**What to do**
Write out the listing below in full and exactly, leaving out every picture.
>> Begin
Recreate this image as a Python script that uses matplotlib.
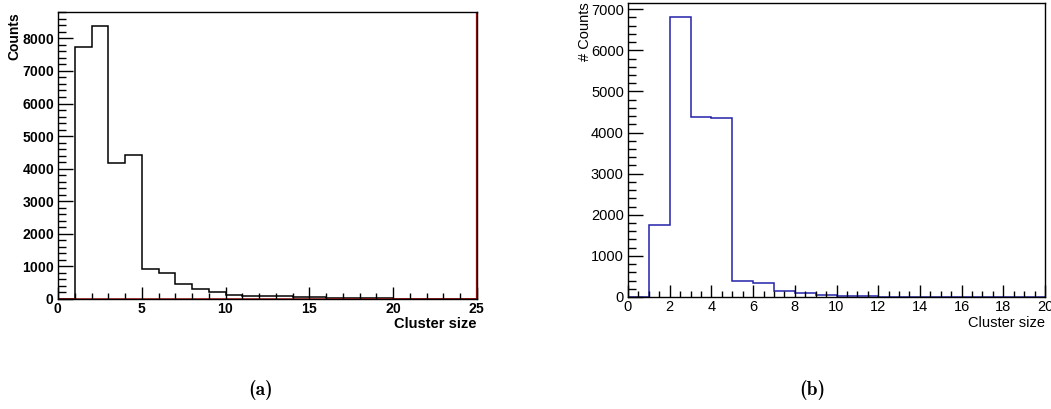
import matplotlib
matplotlib.use("Agg")
import matplotlib.pyplot as plt
from matplotlib.ticker import MultipleLocator, FuncFormatter
import numpy as np

plt.rcParams["mathtext.fontset"] = "custom"
plt.rcParams["mathtext.bf"] = "Liberation Sans:bold"
plt.rcParams["mathtext.rm"] = "Liberation Sans"

# Cluster-size histograms, unit-width bins
edges_a = np.arange(0, 26)
counts_a = [0, 7750, 8390, 4160, 4420, 935, 790, 470, 305, 210,
            110, 100, 100, 80, 60, 55, 40, 30, 20, 20,
            8, 5, 4, 3, 2]
empty_a = [0] * 25

edges_b = np.arange(0, 21)
counts_b = [0, 1740, 6810, 4370, 4350, 395, 335, 135, 90, 60,
            25, 15, 12, 10, 8, 6, 5, 4, 3, 2]

W, H = 1051, 409
fig = plt.figure(figsize=(W / 100, H / 100), dpi=100)


def frac(x0, x1, ytop, ybot):
    return [x0 / W, 1 - ybot / H, (x1 - x0) / W, (ybot - ytop) / H]


def style_axes(ax, xmaj, xmin, ymaj, ymin, size, bold):
    ax.xaxis.set_major_locator(MultipleLocator(xmaj))
    ax.xaxis.set_minor_locator(MultipleLocator(xmin))
    ax.yaxis.set_major_locator(MultipleLocator(ymaj))
    ax.yaxis.set_minor_locator(MultipleLocator(ymin))
    if bold:
        fmt = FuncFormatter(lambda v, p: r"$\mathbf{%d}$" % round(v))
        ax.xaxis.set_major_formatter(fmt)
        ax.yaxis.set_major_formatter(fmt)
    ax.tick_params(which="both", direction="in", top=False, right=False,
                   width=1.0, color="black", labelsize=size,
                   labelfontfamily="Liberation Sans")
    ax.tick_params(axis="x", which="major", length=9, pad=2)
    ax.tick_params(axis="x", which="minor", length=4.5)
    ax.tick_params(axis="y", which="major", length=11, pad=3)
    ax.tick_params(axis="y", which="minor", length=6)
    for s in ax.spines.values():
        s.set_linewidth(1.0)


# (a)
axa = fig.add_axes(frac(58, 477, 12, 299))
axa.stairs(counts_a, edges_a, color="black", lw=1.1, baseline=0)
axa.stairs(empty_a, edges_a, color="#b01010", lw=1.1, baseline=0)
axa.axvline(24.96, color="#b01010", lw=0.9)
axa.set_xlim(0, 25)
axa.set_ylim(0, max(counts_a) * 1.05)
style_axes(axa, 5, 1, 1000, 200, 10, True)
fig.text(14 / W, 1 - 12 / H, "Counts", rotation=90, ha="center", va="top",
         fontsize=10, fontweight="bold", family="Liberation Sans")
fig.text(477 / W, 1 - 324 / H, "Cluster size", ha="right", va="center",
         fontsize=10.5, fontweight="bold", family="Liberation Sans")

# (b)
axb = fig.add_axes(frac(628, 1045, 3, 297))
axb.stairs(counts_b, edges_b, color="#2222aa", lw=1.1, baseline=0)
axb.set_xlim(0, 20)
axb.set_ylim(0, max(counts_b) * 1.05)
style_axes(axb, 2, 0.5, 1000, 200, 10.5, False)
fig.text(585 / W, 1 - 2 / H, "# Counts", rotation=90, ha="center", va="top",
         fontsize=10.5, family="Liberation Sans")
fig.text(1045 / W, 1 - 323 / H, "Cluster size", ha="right", va="center",
         fontsize=10.5, family="Liberation Sans")

# Sub-figure captions
fig.text(261 / W, 1 - 390 / H, "(a)", ha="center", va="center",
         fontsize=14, family="cmb10")
fig.text(812 / W, 1 - 390 / H, "(b)", ha="center", va="center",
         fontsize=14, family="cmb10")

fig.savefig("out.png", dpi=100)
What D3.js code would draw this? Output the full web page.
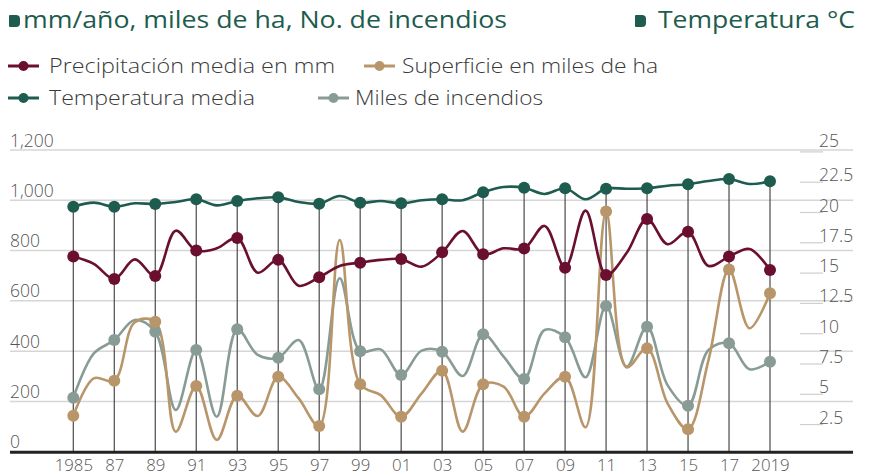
>> End
**In response**
Recreate this image as a Python script that uses matplotlib.
import matplotlib
matplotlib.use("Agg")
import matplotlib.pyplot as plt
from matplotlib.ticker import MultipleLocator, FuncFormatter
import numpy as np

plt.rcParams["mathtext.fontset"] = "custom"
plt.rcParams["mathtext.bf"] = "Liberation Sans:bold"
plt.rcParams["mathtext.rm"] = "Liberation Sans"

# Cluster-size histograms, unit-width bins
edges_a = np.arange(0, 26)
counts_a = [0, 7750, 8390, 4160, 4420, 935, 790, 470, 305, 210,
            110, 100, 100, 80, 60, 55, 40, 30, 20, 20,
            8, 5, 4, 3, 2]
empty_a = [0] * 25

edges_b = np.arange(0, 21)
counts_b = [0, 1740, 6810, 4370, 4350, 395, 335, 135, 90, 60,
            25, 15, 12, 10, 8, 6, 5, 4, 3, 2]

W, H = 1051, 409
fig = plt.figure(figsize=(W / 100, H / 100), dpi=100)


def frac(x0, x1, ytop, ybot):
    return [x0 / W, 1 - ybot / H, (x1 - x0) / W, (ybot - ytop) / H]


def style_axes(ax, xmaj, xmin, ymaj, ymin, size, bold):
    ax.xaxis.set_major_locator(MultipleLocator(xmaj))
    ax.xaxis.set_minor_locator(MultipleLocator(xmin))
    ax.yaxis.set_major_locator(MultipleLocator(ymaj))
    ax.yaxis.set_minor_locator(MultipleLocator(ymin))
    if bold:
        fmt = FuncFormatter(lambda v, p: r"$\mathbf{%d}$" % round(v))
        ax.xaxis.set_major_formatter(fmt)
        ax.yaxis.set_major_formatter(fmt)
    ax.tick_params(which="both", direction="in", top=False, right=False,
                   width=1.0, color="black", labelsize=size,
                   labelfontfamily="Liberation Sans")
    ax.tick_params(axis="x", which="major", length=9, pad=2)
    ax.tick_params(axis="x", which="minor", length=4.5)
    ax.tick_params(axis="y", which="major", length=11, pad=3)
    ax.tick_params(axis="y", which="minor", length=6)
    for s in ax.spines.values():
        s.set_linewidth(1.0)


# (a)
axa = fig.add_axes(frac(58, 477, 12, 299))
axa.stairs(counts_a, edges_a, color="black", lw=1.1, baseline=0)
axa.stairs(empty_a, edges_a, color="#b01010", lw=1.1, baseline=0)
axa.axvline(24.96, color="#b01010", lw=0.9)
axa.set_xlim(0, 25)
axa.set_ylim(0, max(counts_a) * 1.05)
style_axes(axa, 5, 1, 1000, 200, 10, True)
fig.text(14 / W, 1 - 12 / H, "Counts", rotation=90, ha="center", va="top",
         fontsize=10, fontweight="bold", family="Liberation Sans")
fig.text(477 / W, 1 - 324 / H, "Cluster size", ha="right", va="center",
         fontsize=10.5, fontweight="bold", family="Liberation Sans")

# (b)
axb = fig.add_axes(frac(628, 1045, 3, 297))
axb.stairs(counts_b, edges_b, color="#2222aa", lw=1.1, baseline=0)
axb.set_xlim(0, 20)
axb.set_ylim(0, max(counts_b) * 1.05)
style_axes(axb, 2, 0.5, 1000, 200, 10.5, False)
fig.text(585 / W, 1 - 2 / H, "# Counts", rotation=90, ha="center", va="top",
         fontsize=10.5, family="Liberation Sans")
fig.text(1045 / W, 1 - 323 / H, "Cluster size", ha="right", va="center",
         fontsize=10.5, family="Liberation Sans")

# Sub-figure captions
fig.text(261 / W, 1 - 390 / H, "(a)", ha="center", va="center",
         fontsize=14, family="cmb10")
fig.text(812 / W, 1 - 390 / H, "(b)", ha="center", va="center",
         fontsize=14, family="cmb10")

fig.savefig("out.png", dpi=100)
What D3.js code would draw this? Output the full web page.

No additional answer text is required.